Problem → Repeat what the lines below say, word for word, and skip every image.
★ ★ ★ ★ ★ ★ ★
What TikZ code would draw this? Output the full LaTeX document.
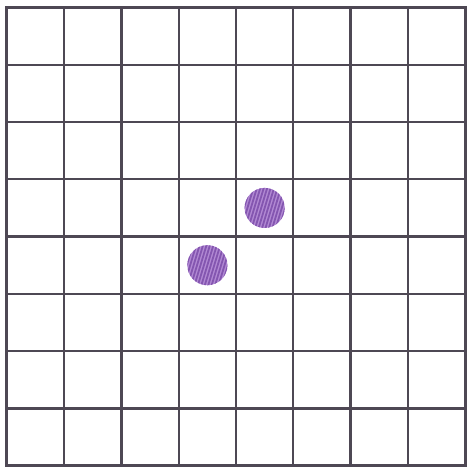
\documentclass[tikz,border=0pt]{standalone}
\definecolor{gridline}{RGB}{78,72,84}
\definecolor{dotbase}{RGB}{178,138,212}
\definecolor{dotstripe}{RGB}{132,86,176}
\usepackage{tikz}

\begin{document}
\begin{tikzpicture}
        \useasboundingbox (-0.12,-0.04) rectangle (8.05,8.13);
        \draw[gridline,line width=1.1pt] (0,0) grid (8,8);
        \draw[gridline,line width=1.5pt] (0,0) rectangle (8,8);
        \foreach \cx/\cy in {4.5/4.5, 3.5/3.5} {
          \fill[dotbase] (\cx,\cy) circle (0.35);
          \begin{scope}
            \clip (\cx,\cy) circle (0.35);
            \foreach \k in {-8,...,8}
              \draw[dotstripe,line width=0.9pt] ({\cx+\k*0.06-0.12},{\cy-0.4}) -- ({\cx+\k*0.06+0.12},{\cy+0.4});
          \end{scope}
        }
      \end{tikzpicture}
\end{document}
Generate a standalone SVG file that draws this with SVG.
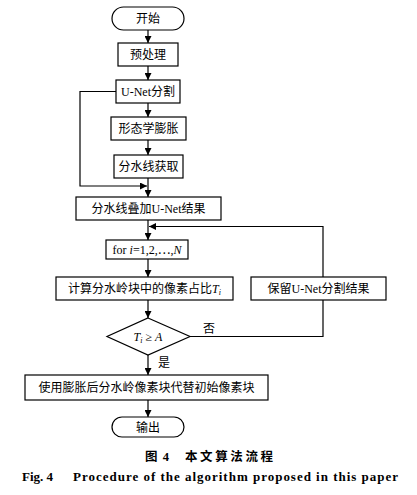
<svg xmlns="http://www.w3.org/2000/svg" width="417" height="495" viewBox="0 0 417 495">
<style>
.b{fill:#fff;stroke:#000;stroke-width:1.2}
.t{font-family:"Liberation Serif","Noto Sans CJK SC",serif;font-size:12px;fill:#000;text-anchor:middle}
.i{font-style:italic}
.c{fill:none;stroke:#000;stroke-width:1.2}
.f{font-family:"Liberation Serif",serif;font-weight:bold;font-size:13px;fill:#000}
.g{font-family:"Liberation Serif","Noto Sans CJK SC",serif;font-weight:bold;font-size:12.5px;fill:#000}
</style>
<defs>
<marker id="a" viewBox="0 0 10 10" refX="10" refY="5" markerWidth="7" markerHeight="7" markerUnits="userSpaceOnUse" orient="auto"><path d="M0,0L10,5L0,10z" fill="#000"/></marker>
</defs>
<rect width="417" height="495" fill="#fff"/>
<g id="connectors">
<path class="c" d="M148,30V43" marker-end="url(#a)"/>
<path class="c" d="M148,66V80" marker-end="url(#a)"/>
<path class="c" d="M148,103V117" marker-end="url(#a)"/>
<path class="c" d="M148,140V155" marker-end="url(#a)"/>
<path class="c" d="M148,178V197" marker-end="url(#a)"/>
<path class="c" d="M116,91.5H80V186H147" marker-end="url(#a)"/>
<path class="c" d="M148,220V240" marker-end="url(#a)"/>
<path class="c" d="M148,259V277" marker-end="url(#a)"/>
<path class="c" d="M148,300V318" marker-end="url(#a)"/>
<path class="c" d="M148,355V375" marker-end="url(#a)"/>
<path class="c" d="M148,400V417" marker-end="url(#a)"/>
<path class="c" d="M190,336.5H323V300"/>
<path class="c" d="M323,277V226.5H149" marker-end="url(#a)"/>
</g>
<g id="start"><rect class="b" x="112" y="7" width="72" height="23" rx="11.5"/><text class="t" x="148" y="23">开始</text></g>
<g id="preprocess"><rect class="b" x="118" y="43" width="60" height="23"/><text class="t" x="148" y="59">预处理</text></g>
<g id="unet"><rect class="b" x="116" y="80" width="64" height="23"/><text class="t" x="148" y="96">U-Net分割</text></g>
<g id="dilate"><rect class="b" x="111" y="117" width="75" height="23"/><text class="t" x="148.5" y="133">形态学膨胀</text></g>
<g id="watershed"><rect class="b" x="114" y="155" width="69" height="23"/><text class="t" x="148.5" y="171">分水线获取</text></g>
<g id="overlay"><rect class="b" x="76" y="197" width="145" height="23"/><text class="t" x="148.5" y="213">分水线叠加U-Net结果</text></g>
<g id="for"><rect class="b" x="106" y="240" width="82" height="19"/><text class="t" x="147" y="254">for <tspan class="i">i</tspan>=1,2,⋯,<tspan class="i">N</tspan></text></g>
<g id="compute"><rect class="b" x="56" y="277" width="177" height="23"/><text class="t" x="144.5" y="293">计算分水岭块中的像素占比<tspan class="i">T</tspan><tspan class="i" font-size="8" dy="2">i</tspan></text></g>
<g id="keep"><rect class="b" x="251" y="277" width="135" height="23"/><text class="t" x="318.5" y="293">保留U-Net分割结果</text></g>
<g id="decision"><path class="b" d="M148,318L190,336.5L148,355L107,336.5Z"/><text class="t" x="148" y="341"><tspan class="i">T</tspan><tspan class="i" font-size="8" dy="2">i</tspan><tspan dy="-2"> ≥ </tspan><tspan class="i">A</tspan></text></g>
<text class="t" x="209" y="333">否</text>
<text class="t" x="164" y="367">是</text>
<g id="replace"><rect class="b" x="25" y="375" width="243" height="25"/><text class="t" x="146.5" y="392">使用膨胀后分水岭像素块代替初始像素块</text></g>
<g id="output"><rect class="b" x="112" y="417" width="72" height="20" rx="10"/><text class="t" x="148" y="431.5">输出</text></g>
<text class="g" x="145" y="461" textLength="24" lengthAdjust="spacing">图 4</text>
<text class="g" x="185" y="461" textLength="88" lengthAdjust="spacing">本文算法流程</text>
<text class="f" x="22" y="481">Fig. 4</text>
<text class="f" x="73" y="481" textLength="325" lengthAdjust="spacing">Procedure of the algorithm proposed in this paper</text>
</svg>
★ ★ ★ ★ ★ ★ ★
Finished exercise →
What TikZ code would draw this? Output the full LaTeX document.
\documentclass[tikz,border=0pt]{standalone}
\definecolor{gridline}{RGB}{78,72,84}
\definecolor{dotbase}{RGB}{178,138,212}
\definecolor{dotstripe}{RGB}{132,86,176}
\usepackage{tikz}

\begin{document}
\begin{tikzpicture}
        \useasboundingbox (-0.12,-0.04) rectangle (8.05,8.13);
        \draw[gridline,line width=1.1pt] (0,0) grid (8,8);
        \draw[gridline,line width=1.5pt] (0,0) rectangle (8,8);
        \foreach \cx/\cy in {4.5/4.5, 3.5/3.5} {
          \fill[dotbase] (\cx,\cy) circle (0.35);
          \begin{scope}
            \clip (\cx,\cy) circle (0.35);
            \foreach \k in {-8,...,8}
              \draw[dotstripe,line width=0.9pt] ({\cx+\k*0.06-0.12},{\cy-0.4}) -- ({\cx+\k*0.06+0.12},{\cy+0.4});
          \end{scope}
        }
      \end{tikzpicture}
\end{document}
Generate a standalone SVG file that draws this with SVG.
<svg xmlns="http://www.w3.org/2000/svg" width="417" height="495" viewBox="0 0 417 495">
<style>
.b{fill:#fff;stroke:#000;stroke-width:1.2}
.t{font-family:"Liberation Serif","Noto Sans CJK SC",serif;font-size:12px;fill:#000;text-anchor:middle}
.i{font-style:italic}
.c{fill:none;stroke:#000;stroke-width:1.2}
.f{font-family:"Liberation Serif",serif;font-weight:bold;font-size:13px;fill:#000}
.g{font-family:"Liberation Serif","Noto Sans CJK SC",serif;font-weight:bold;font-size:12.5px;fill:#000}
</style>
<defs>
<marker id="a" viewBox="0 0 10 10" refX="10" refY="5" markerWidth="7" markerHeight="7" markerUnits="userSpaceOnUse" orient="auto"><path d="M0,0L10,5L0,10z" fill="#000"/></marker>
</defs>
<rect width="417" height="495" fill="#fff"/>
<g id="connectors">
<path class="c" d="M148,30V43" marker-end="url(#a)"/>
<path class="c" d="M148,66V80" marker-end="url(#a)"/>
<path class="c" d="M148,103V117" marker-end="url(#a)"/>
<path class="c" d="M148,140V155" marker-end="url(#a)"/>
<path class="c" d="M148,178V197" marker-end="url(#a)"/>
<path class="c" d="M116,91.5H80V186H147" marker-end="url(#a)"/>
<path class="c" d="M148,220V240" marker-end="url(#a)"/>
<path class="c" d="M148,259V277" marker-end="url(#a)"/>
<path class="c" d="M148,300V318" marker-end="url(#a)"/>
<path class="c" d="M148,355V375" marker-end="url(#a)"/>
<path class="c" d="M148,400V417" marker-end="url(#a)"/>
<path class="c" d="M190,336.5H323V300"/>
<path class="c" d="M323,277V226.5H149" marker-end="url(#a)"/>
</g>
<g id="start"><rect class="b" x="112" y="7" width="72" height="23" rx="11.5"/><text class="t" x="148" y="23">开始</text></g>
<g id="preprocess"><rect class="b" x="118" y="43" width="60" height="23"/><text class="t" x="148" y="59">预处理</text></g>
<g id="unet"><rect class="b" x="116" y="80" width="64" height="23"/><text class="t" x="148" y="96">U-Net分割</text></g>
<g id="dilate"><rect class="b" x="111" y="117" width="75" height="23"/><text class="t" x="148.5" y="133">形态学膨胀</text></g>
<g id="watershed"><rect class="b" x="114" y="155" width="69" height="23"/><text class="t" x="148.5" y="171">分水线获取</text></g>
<g id="overlay"><rect class="b" x="76" y="197" width="145" height="23"/><text class="t" x="148.5" y="213">分水线叠加U-Net结果</text></g>
<g id="for"><rect class="b" x="106" y="240" width="82" height="19"/><text class="t" x="147" y="254">for <tspan class="i">i</tspan>=1,2,⋯,<tspan class="i">N</tspan></text></g>
<g id="compute"><rect class="b" x="56" y="277" width="177" height="23"/><text class="t" x="144.5" y="293">计算分水岭块中的像素占比<tspan class="i">T</tspan><tspan class="i" font-size="8" dy="2">i</tspan></text></g>
<g id="keep"><rect class="b" x="251" y="277" width="135" height="23"/><text class="t" x="318.5" y="293">保留U-Net分割结果</text></g>
<g id="decision"><path class="b" d="M148,318L190,336.5L148,355L107,336.5Z"/><text class="t" x="148" y="341"><tspan class="i">T</tspan><tspan class="i" font-size="8" dy="2">i</tspan><tspan dy="-2"> ≥ </tspan><tspan class="i">A</tspan></text></g>
<text class="t" x="209" y="333">否</text>
<text class="t" x="164" y="367">是</text>
<g id="replace"><rect class="b" x="25" y="375" width="243" height="25"/><text class="t" x="146.5" y="392">使用膨胀后分水岭像素块代替初始像素块</text></g>
<g id="output"><rect class="b" x="112" y="417" width="72" height="20" rx="10"/><text class="t" x="148" y="431.5">输出</text></g>
<text class="g" x="145" y="461" textLength="24" lengthAdjust="spacing">图 4</text>
<text class="g" x="185" y="461" textLength="88" lengthAdjust="spacing">本文算法流程</text>
<text class="f" x="22" y="481">Fig. 4</text>
<text class="f" x="73" y="481" textLength="325" lengthAdjust="spacing">Procedure of the algorithm proposed in this paper</text>
</svg>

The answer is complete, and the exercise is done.